Embattled Supreme Court Judge Philip Tunoi on Monday sought to clear his name in the wake of allegations that he received a Sh200 million bribe to influence a ruling in an election petition.
In an affidavit filed with a special committee of the Judicial Service Commission, Justice Tunoi said the allegations against him were “fiction” and that they were made by “elements within the Judiciary” who did not wish to disclose their identities.
According to the judge, it is possible the date the affidavit was filed by Mr Geoffrey Kiplagat was deliberately backdated to tarnish his reputation.

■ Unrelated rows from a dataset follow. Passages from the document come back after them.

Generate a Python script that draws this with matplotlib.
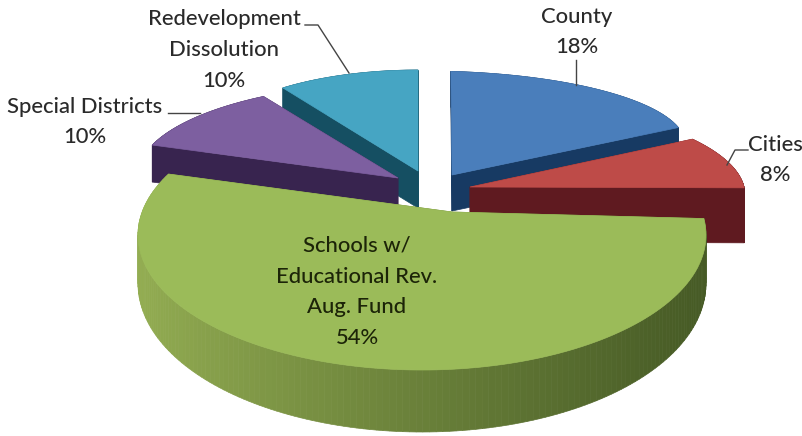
import numpy as np
import matplotlib
matplotlib.use("Agg")
import matplotlib.pyplot as plt
from matplotlib.patches import Polygon

# --- data ---
names = ["County", "Cities", "Schools", "Special Districts", "Redevelopment"]
values = [18, 8, 54, 10, 10]
labels = ["County\n18%", "Cities\n8%", "Schools w/\nEducational Rev.\nAug. Fund\n54%",
          "Special Districts\n10%", "Redevelopment\nDissolution\n10%"]

# --- style ---
top_cols = ["#4a7ebb", "#be4b48", "#9bbb59", "#7d5fa0", "#46a5c3"]
wall_cols = ["#173a63", "#5f1a20", "#6a8238", "#38244f", "#154f62"]
apex_px = [(452, 175), (470, 187), (452, 212), (398, 178), (418, 171)]
# per-slice perspective ellipse: centre x, centre y, rx, ry, arc start (deg)
ellipses = [(425, 144, 260, 73, 5.7), (470, 195, 275, 95, 54.0), (422, 235, 284, 135, 83.0),
            (400, 175, 262, 92, -71.0), (418, 148, 212, 78, -39.6)]
depths = [36, 55, 62, 37, 37]
draw_order = [4, 3, 0, 1, 2]
ANGLE_STRETCH = 1.1

plt.rcParams['font.family'] = ['Lato', 'DejaVu Sans']
fig = plt.figure(figsize=(8.02, 4.36), dpi=100)
ax = fig.add_axes([0, 0, 1, 1])
ax.set_xlim(0, 802); ax.set_ylim(436, 0); ax.axis("off")


def mix(c1, c2, f):
    return tuple(np.array(matplotlib.colors.to_rgb(c1)) * (1 - f) + np.array(matplotlib.colors.to_rgb(c2)) * f)


spans = np.array(values) / np.sum(values) * 360 * ANGLE_STRETCH
for i in draw_order:
    cx, cy, rx, ry, start = ellipses[i]
    phi = np.radians(np.linspace(start, start + spans[i], 160))
    ux = cx + rx * np.sin(phi)
    uy = cy - ry * np.cos(phi)
    ax_, ay_ = apex_px[i]
    if i == 2:
        d = 47 + (uy - 219) / (370 - 219) * (depths[i] - 47)
    else:
        d = np.full_like(ux, depths[i], dtype=float)
    for k in (0, -1):
        ax.add_patch(Polygon([(ax_, ay_), (ux[k], uy[k]), (ux[k], uy[k] + d[k]), (ax_, ay_ + depths[i])],
                             fc=wall_cols[i], ec=wall_cols[i], lw=0.5))
    for k in range(len(phi) - 1):
        if i == 2:
            f = np.clip((ux[k] - 138) / (707 - 138), 0, 1)
            col = mix("#93ad52", "#465a25", f ** 0.9)
        else:
            col = wall_cols[i]
        ax.add_patch(Polygon([(ux[k], uy[k]), (ux[k + 1], uy[k + 1]),
                              (ux[k + 1], uy[k + 1] + d[k + 1]), (ux[k], uy[k] + d[k])],
                             fc=col, ec=col, lw=0.5))
    ax.add_patch(Polygon(np.column_stack([np.r_[ax_, ux], np.r_[ay_, uy]]),
                         fc=top_cols[i], ec=top_cols[i], lw=0.5))

# labels and leaders
lab_pos = [(577, 32), (775, 160), (357, 292), (85, 122), (224, 50)]
for lab, (x, y), i in zip(labels, lab_pos, range(5)):
    ax.text(x, y, lab, ha="center", va="center", fontsize=15.8, color="#1c2408" if i == 2 else "#2a2a2a",
            fontweight="medium", linespacing=1.67, zorder=10)
leaders = [[(576, 60), (576, 85)], [(748, 150), (735, 150), (727, 165)],
           [(168, 113), (200, 113)], [(305, 25), (318, 25), (349, 73)]]
for l in leaders:
    xs, ys = zip(*l)
    ax.plot(xs, ys, color="#444444", lw=1.0, zorder=9)

fig.savefig("out.png", dpi=100)
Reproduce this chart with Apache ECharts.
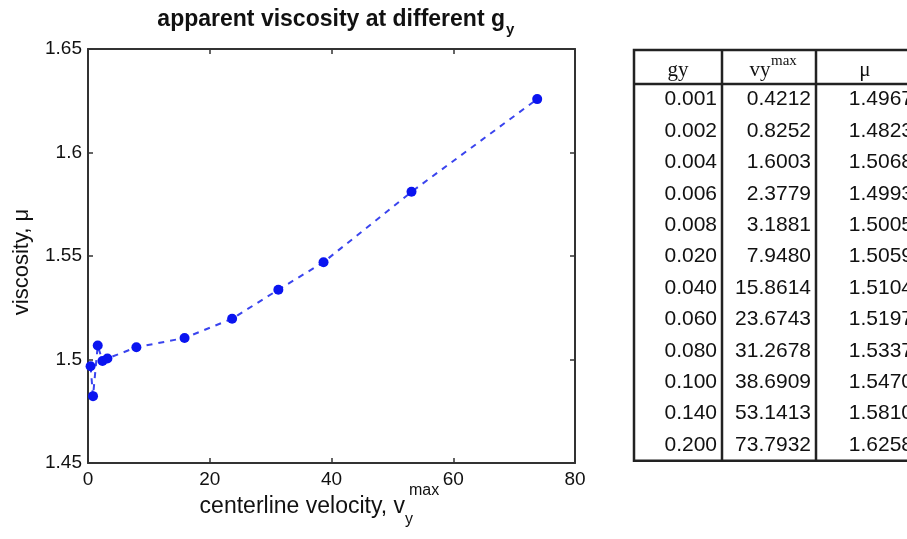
<!DOCTYPE html>
<html><head><meta charset="utf-8">
<script src="https://cdn.jsdelivr.net/npm/echarts@6/dist/echarts.min.js"></script>
<style>html,body{margin:0;padding:0;background:#fff}#c{width:907px;height:539px}</style>
</head><body><div id="c"></div>
<script>
// ---- data ----
const gy = [0.001,0.002,0.004,0.006,0.008,0.020,0.040,0.060,0.080,0.100,0.140,0.200];
const vmax = [0.4212,0.8252,1.6003,2.3779,3.1881,7.9480,15.8614,23.6743,31.2678,38.6909,53.1413,73.7932];
const mu = [1.4967,1.4823,1.5068,1.4993,1.5005,1.5059,1.5104,1.5197,1.5337,1.5470,1.5810,1.6258];
const xTicks = [0,20,40,60,80];
const yTicks = [1.45,1.5,1.55,1.6,1.65];

const chart = echarts.init(document.getElementById('c'), null, {renderer:'canvas'});
const FONT = 'Liberation Sans, Arial, sans-serif';
const SERIF = 'Liberation Serif, Times New Roman, serif';
const axisCommon = {
  axisLine:{show:true, onZero:false, lineStyle:{color:'#333', width:2}},
  axisTick:{show:true, inside:true, length:5, lineStyle:{color:'#333', width:1.5}},
  splitLine:{show:false}
};
const pts = vmax.map((v,i)=>[v, mu[i]]);

// ---- table via graphic ----
const colX = [634, 722, 816, 918];
const tTop = 50, hBot = 84, rowH = 31.4;
const tBot = hBot + rowH*gy.length;
const g = [];
const ls = {stroke:'#222', lineWidth:2.5};
g.push({type:'rect', shape:{x:colX[0], y:tTop, width:colX[3]-colX[0], height:tBot-tTop}, style:{fill:'none', stroke:'#222', lineWidth:2.5}});
g.push({type:'line', shape:{x1:colX[0], y1:hBot, x2:colX[3], y2:hBot}, style:ls});
g.push({type:'line', shape:{x1:colX[1], y1:tTop, x2:colX[1], y2:tBot}, style:ls});
g.push({type:'line', shape:{x1:colX[2], y1:tTop, x2:colX[2], y2:tBot}, style:ls});
// header
const hy = 70;
g.push({type:'text', x:(colX[0]+colX[1])/2, y:hy, style:{text:'gy', font:'21px '+SERIF, fill:'#111', align:'center', verticalAlign:'middle'}});
g.push({type:'text', x:760, y:hy, style:{text:'vy', font:'21px '+SERIF, fill:'#111', align:'center', verticalAlign:'middle'}});
g.push({type:'text', x:771, y:hy-9, style:{text:'max', font:'15px '+SERIF, fill:'#111', align:'left', verticalAlign:'middle'}});
g.push({type:'text', x:865, y:hy, style:{text:'\u03bc', font:'21px '+SERIF, fill:'#111', align:'center', verticalAlign:'middle'}});
for (let i=0;i<gy.length;i++){
  const y = hBot + rowH*(i+0.5);
  const vals = [gy[i].toFixed(3), vmax[i].toFixed(4), mu[i].toFixed(4)];
  for (let c=0;c<3;c++){
    g.push({type:'text', x:colX[c+1]-5, y:y, style:{text:vals[c], font:'21px '+FONT, fill:'#111', align:'right', verticalAlign:'middle'}});
  }
}
// title
g.push({type:'text', x:505, y:20, style:{text:'apparent viscosity at different g', font:'bold 23px '+FONT, fill:'#111', align:'right', verticalAlign:'middle'}});
g.push({type:'text', x:506, y:30, style:{text:'y', font:'bold 15px '+FONT, fill:'#111', align:'left', verticalAlign:'middle'}});
// x axis name
g.push({type:'text', x:405, y:507, style:{text:'centerline velocity, v', font:'23px '+FONT, fill:'#111', align:'right', verticalAlign:'middle'}});
g.push({type:'text', x:405, y:520, style:{text:'y', font:'16px '+FONT, fill:'#111', align:'left', verticalAlign:'middle'}});
g.push({type:'text', x:409, y:491, style:{text:'max', font:'16px '+FONT, fill:'#111', align:'left', verticalAlign:'middle'}});
// y axis name
g.push({type:'text', x:22, y:262, rotation:Math.PI/2, style:{text:'viscosity, \u03bc', font:'22px '+FONT, fill:'#111', align:'center', verticalAlign:'middle'}});

chart.setOption({
  backgroundColor:'#fff',
  animation:false,
  grid:{left:88, right:332, top:49, bottom:76, containLabel:false},
  xAxis:[
    Object.assign({type:'value', min:xTicks[0], max:xTicks[xTicks.length-1], interval:20, position:'bottom',
      axisLabel:{color:'#111', fontSize:19, fontFamily:FONT, margin:7}}, axisCommon),
    Object.assign({type:'value', min:xTicks[0], max:xTicks[xTicks.length-1], interval:20, position:'top',
      axisLabel:{show:false}}, axisCommon)
  ],
  yAxis:[
    Object.assign({type:'value', min:yTicks[0], max:yTicks[yTicks.length-1], interval:0.05, position:'left',
      axisLabel:{color:'#111', fontSize:19, fontFamily:FONT, margin:6, formatter:v=>String(+v.toFixed(2))}}, axisCommon),
    Object.assign({type:'value', min:yTicks[0], max:yTicks[yTicks.length-1], interval:0.05, position:'right',
      axisLabel:{show:false}}, axisCommon)
  ],
  series:[{
    type:'line', data:pts, xAxisIndex:0, yAxisIndex:0,
    symbol:'circle', symbolSize:10,
    itemStyle:{color:'#0a14f0'},
    lineStyle:{color:'#3a44ee', width:2, type:[6,6]}
  }],
  graphic:g
});
</script></body></html>
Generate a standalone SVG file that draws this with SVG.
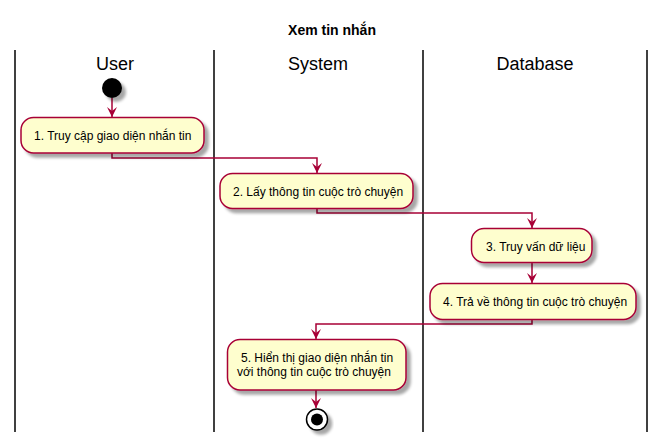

And for the first time, the judge said he was, indeed, familiar with Mr Kiplagat and that they hailed from the same home area.
“The deponent hails from my home; attempted an elective position during the last General Election and was unsuccessful. Since then, deponent is a busybody who pretends to be connected to persons in the public service,” he said.
'ASSUMPTIONS' AND SCHEMES
Initially, the judge had denied knowing or meeting Mr Kiplagat, who had claimed in yet another affidavit that he had acted as a conduit in the bribery, whose aim was to procure a ruling favourable to Dr Evans Kidero in 2014 after his election as Nairobi governor was challenged in a petition by Mr Ferdinand Waititu.
The judge further claims that it was merely an assumption that the brown briefcase Mr Kiplagat alleges to have seen contained $2 million.
“The deponent unashamedly assumes that the briefcase contained money notwithstanding that in his narration we had not seen any money,” he says in his affidavit.
Justice Tunoi’s defence was largely targeted at the character of lawyer Mansur Muathe Issa, who he claimed commissioned Mr Kiplagat’s affidavit.
The judge — in his sworn affidavit — linked Mr Issa to the JSC, arguing that the lawyer had previously represented the JSC in other cases, including one in which he was seeking determination that retirement age for judges be 74 years.
“In that petition, I named the Judicial Service Commission and the Judiciary as the 1st and the 2nd respondents, respectively,” said Justice Tunoi.
He also said Mr Issa “was appointed by both respondents to act for them in the suit and he filed a notice of appointment in the High Court on June 9, 2014.”
The judge further argues that the signature appended on Mr Kiplagat’s affidavit is unmistakably similar to Mr Issa’s handwriting and that the lawyer was still actively engaged by the JSC to defend it in a case he has filed against the commission.
He further claims that the affidavit by Mr Kiplagat may have been backdated intentionally to facilitate a scheme to destroy him.
“It is also evident that the affidavit does not bear the name of the person who drew it. It is thus probable that elements within the Judiciary prepared the fiction, but could not disclose their true identity,” he states.
Justice Tunoi declined to address the media before and after appearing before the special committee.
For two hours, however, he was questioned by members of the committee, led by Prof Margaret Kobia, chairman of the Public Service Commission. The public and the media were allowed into the chamber.
Neither did Justice Tunoi meet his accuser, Mr Kiplagat, who had appeared before the same panel at 9am.
Mr Kiplagat had claimed in an affidavit that he had served as a conduit in a bribery chain between the judge and Dr Kidero.
On Sunday, the special committee said it would not be summoning the governor.
However, if President Uhuru Kenyatta names a tribunal to investigate the judge, it is likely that Dr Kidero could be asked to appear before it.
During Sunday’s hearing, the judge was represented by Mr Pheroze Nowrojee and Mr Fred Ngatia.
“The commission accorded him time to respond to every allegation that was raised by the accuser,” said a source.
The committee said it had gathered a lot of information from both the judge and his accuser and that they will invite other people mentioned during Sunday's proceedings.
“We have reviewed key documents that are central to this inquiry and talking to various persons on the same.
“After taking the evidence of Mr Kiplagat and Justice Tunoi, the committee will take evidence of other persons who we believe may have information that may assist us reach an informed decision,” she said.